Abstract P279: Human Angiotensin Receptor Gene Variations, Hypertension & Reno-Vascular Complications

Abstract

Angiotensin receptor type 1 (AT1R), a G-protein coupled receptor mediates the effect of angiotensin-II and contributes to the pathophysiological consequences of reno-vascular system. AT1R-signaling promotes renal sodium retention, vascular remodeling, hypertension, and end organ damage. Genetic variations that increase AT1R can cause pathological outcomes associated with renin angiotensin system overactivity. However, genetically variable, transcriptional regulation of the human AT1R gene is poorly understood. In this regard, the human AT1R gene has a haplotype block of four SNPs: T/A at -810, T/G at -713, A/C at -214, and A/G at -153 in its promoter. Variants -810T, -713T, -214A, and -153A always occur together (named haplotype-I or Hap-I) and variants -810A, -713G, -214C, and -153G always occur together (haplotype-II or Hap-II). We have found that hap-I is associated with hypertension in Caucasians. Thus, we generated transgenic (TG) mice with hap-II and I of the hAT1R gene to study its transcriptional regulation in vivo . TG mice with hap-I have higher baseline expression of hAT1R (3.9 folds) in the kidney with increased blood pressure (Hap-I, 126±3 vs. Hap II, 115±4). Since, diet-induced obesity is accompanied by systemic inflammation and redox imbalance that, in turn, alter the cellular transcriptional milieu, we gave Western diet (WD) treatment to our TG mice. Preliminary studies show that transcription factors like USF1, GR and STAT3 binds strongly (2.1; 2.3; 1.7 folds respectively Vs Hap-II) to increase hAT1R expression (5.8 folds) and resulting blood pressure (136±2 vs. 120±3 in Hap II) in TG-mice with hap-I, as compared to hap-II. Complementary experiments show increased inflammatory and redox markers in renal tissues of Hap-I mice, when compared to Hap-II, after WD; including, IL6 (5.9 fold), NOX1 (5.2 fold), CRP (9.8 fold), and TNFα (6.3 fold).
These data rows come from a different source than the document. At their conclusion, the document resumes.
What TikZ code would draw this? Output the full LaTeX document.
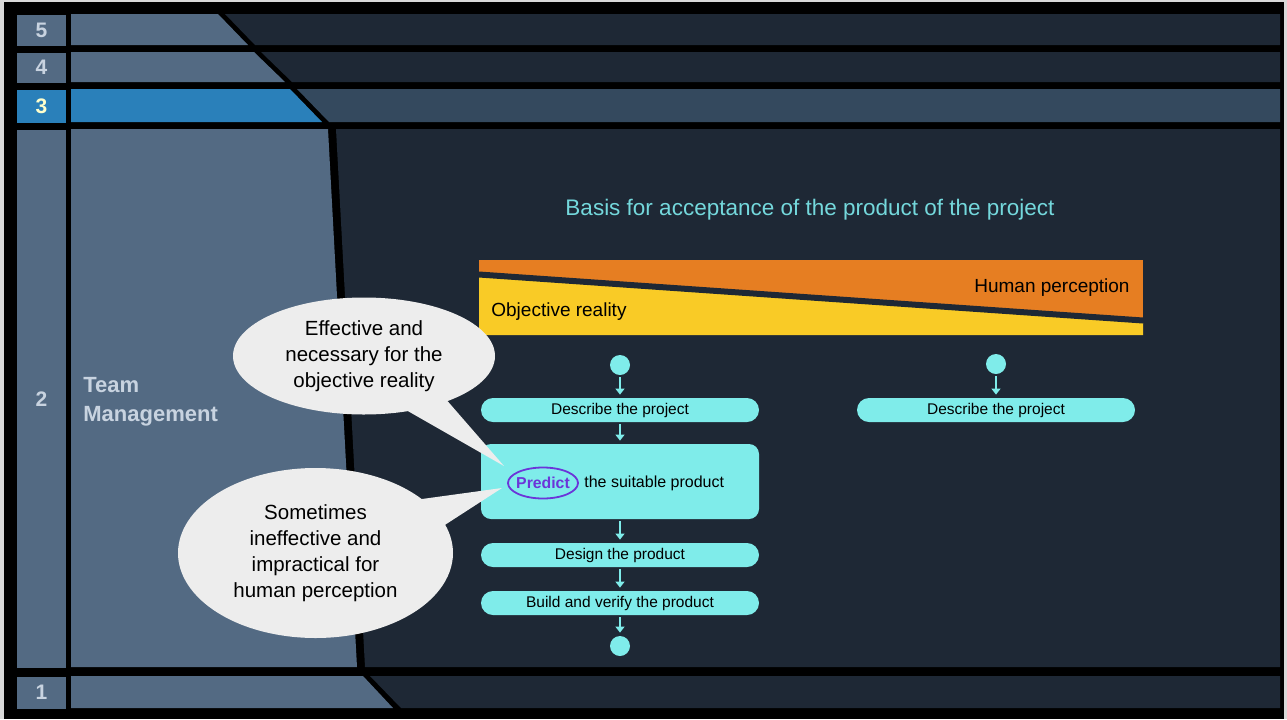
\documentclass[tikz,border=0pt]{standalone}
\usepackage{fontspec}
\setmainfont{Liberation Sans}
\usetikzlibrary{shapes.geometric, shapes.callouts, arrows.meta}

\definecolor{slate}{HTML}{536A83}
\definecolor{night}{HTML}{1E2835}
\definecolor{steel}{HTML}{34495E}
\definecolor{sky}{HTML}{2A80BA}
\definecolor{aqua}{HTML}{7FECEA}
\definecolor{heading}{HTML}{74D8DC}
\definecolor{tangerine}{HTML}{E67E22}
\definecolor{sun}{HTML}{F9CB26}
\definecolor{violet}{HTML}{6B35D9}
\definecolor{cloud}{HTML}{EDEDED}
\definecolor{pale}{HTML}{C8D3E0}
\definecolor{cream}{HTML}{FFFFCC}

\begin{document}
\begin{tikzpicture}[x=0.5pt, y=-0.5pt,
        levelnum/.style={fill=slate, text=pale, inner sep=0pt, minimum width=24.5pt, font=\fontsize{10.5}{12}\selectfont\bfseries},
        stepbox/.style={fill=aqua, rounded corners=6pt, minimum width=139pt, minimum height=12pt, inner sep=0pt, font=\fontsize{7.75}{9}\selectfont},
        dot/.style={circle, fill=aqua, minimum size=10pt, inner sep=0pt},
        flow/.style={aqua, line width=0.7pt, -{Triangle[width=4.5pt,length=3pt]}, shorten <=1pt, shorten >=1.5pt},
        bubble/.style={ellipse callout, fill=cloud, callout pointer arc=20, align=center, inner sep=0pt, font=\fontsize{10.25}{13}\selectfont}
    ]
    \useasboundingbox (0,0) rectangle (1287,719);
    \fill[black!15] (0,0) rectangle (1287,719); % Slide edge
    \fill[black] (4,2) rectangle (1284,719);

    % Level rows
    \fill[slate] (71,14) -- (218,14) -- (248,45) -- (71,45) -- cycle; % 5
    \fill[night] (225,14) -- (1280,14) -- (1280,45) -- (255,45) -- cycle;
    \fill[slate] (71,52) -- (254,52) -- (285,82) -- (71,82) -- cycle; % 4
    \fill[night] (261,52) -- (1280,52) -- (1280,82) -- (292,82) -- cycle;
    \fill[sky] (71,89) -- (290,89) -- (322,122) -- (71,122) -- cycle; % 3
    \fill[steel] (297,89) -- (1280,89) -- (1280,122) -- (329,122) -- cycle;
    \fill[slate] (71,129) -- (328,129) -- (357,667) -- (71,667) -- cycle; % 2
    \fill[night] (336,129) -- (1280,129) -- (1280,667) -- (365,667) -- cycle;
    \fill[slate] (71,676) -- (363,676) -- (393,708) -- (71,708) -- cycle; % 1
    \fill[night] (370,676) -- (1280,676) -- (1280,708) -- (401,708) -- cycle;

    \node[levelnum, minimum height=15.5pt] (lv5) at (41.5,30) {5};
    \node[levelnum, minimum height=15pt] (lv4) at (41.5,67.5) {4};
    \node[levelnum, minimum height=16.5pt, fill=sky, text=cream] (lv3) at (41.5,106) {3};
    \node[levelnum, minimum height=269pt] (lv2) at (41.5,399) {2};
    \node[levelnum, minimum height=16pt] (lv1) at (41.5,692.5) {1};

    \node[anchor=west, align=left, inner sep=0pt, text=pale, font=\fontsize{11}{14.5}\selectfont\bfseries] (team) at (83,402) {Team\\Management};

    % Title and perception bar
    \node[text=heading, font=\fontsize{11.25}{13}\selectfont] (title) at (810,210) {Basis for acceptance of the product of the project};
    \fill[tangerine] (479,260) rectangle (1143,335);
    \fill[sun] (479,277) -- (1143,323) -- (1143,335) -- (479,335) -- cycle;
    \draw[night, line width=3pt] (479,274.5) -- (1143,320.5);
    \node[anchor=east, inner sep=0pt, font=\fontsize{9.5}{11}\selectfont] (human) at (1130,288) {Human perception};
    \node[anchor=west, inner sep=0pt, font=\fontsize{9.5}{11}\selectfont] (objective) at (491,312) {Objective reality};

    % Left process
    \node[dot] (startA) at (620,365) {};
    \node[stepbox] (describeA) at (620,410) {Describe the project};
    \node[stepbox, minimum height=37.5pt, rounded corners=5pt] (predictbox) at (620,481.5) {};
    \node[ellipse, draw=violet, line width=0.9pt, text=violet, minimum width=35pt, minimum height=15.5pt, inner xsep=-5pt, inner ysep=-1pt, font=\fontsize{7.9}{9}\selectfont\bfseries] (predict) at (543,483) {Predict};
    \node[anchor=west, inner sep=0pt, font=\fontsize{8}{9}\selectfont] (suitable) at (584,483) {the suitable product};
    \node[stepbox] (design) at (620,555) {Design the product};
    \node[stepbox] (build) at (620,603) {Build and verify the product};
    \node[dot] (endA) at (620,646) {};

    \draw[flow] (startA) -- (describeA);
    \draw[flow] (describeA) -- (predictbox);
    \draw[flow] (predictbox) -- (design);
    \draw[flow] (design) -- (build);
    \draw[flow] (build) -- (endA);

    % Right process
    \node[dot] (startB) at (996,364) {};
    \node[stepbox] (describeB) at (996,410) {Describe the project};
    \draw[flow] (startB) -- (describeB);

    % Callouts
    \coordinate (tipA) at (504,466);
    \coordinate (tipB) at (502,488);
    \node[bubble, minimum width=131pt, minimum height=58.5pt, callout absolute pointer=(tipA)] (effective) at (364,356) {Effective and\\necessary for the\\objective reality};
    \node[bubble, minimum width=137.5pt, minimum height=85pt, callout absolute pointer=(tipB)] (sometimes) at (315.5,553) {Sometimes\\ineffective and\\impractical for\\human perception};
\end{tikzpicture}
\end{document}
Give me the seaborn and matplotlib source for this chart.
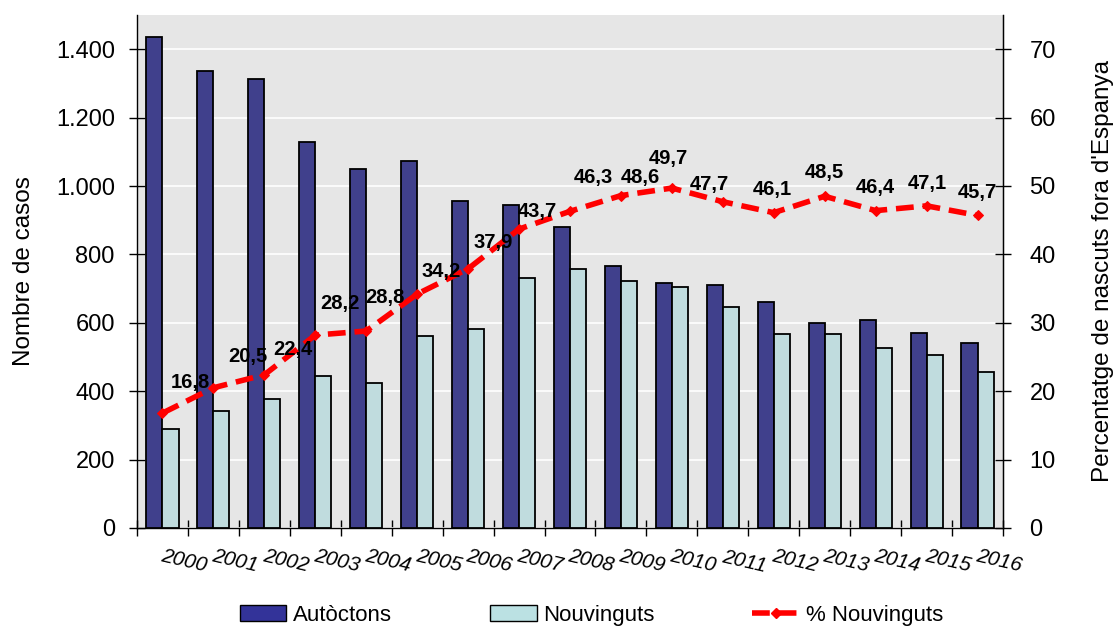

Also, histochemical analysis of kidneys show an elevated pathology in Hap-I TG mice. Thus, haplotype-dependent transcriptional regulation of the hAT1R gene causes increased hAT1R expression and blood pressure, in Hap-I TG mice. Importantly, WD exacerbates this differential gene- expression regulation, further increasing hAT1R and promoting a pro-oxidant/inflammatory milieu in mice with Hap-I.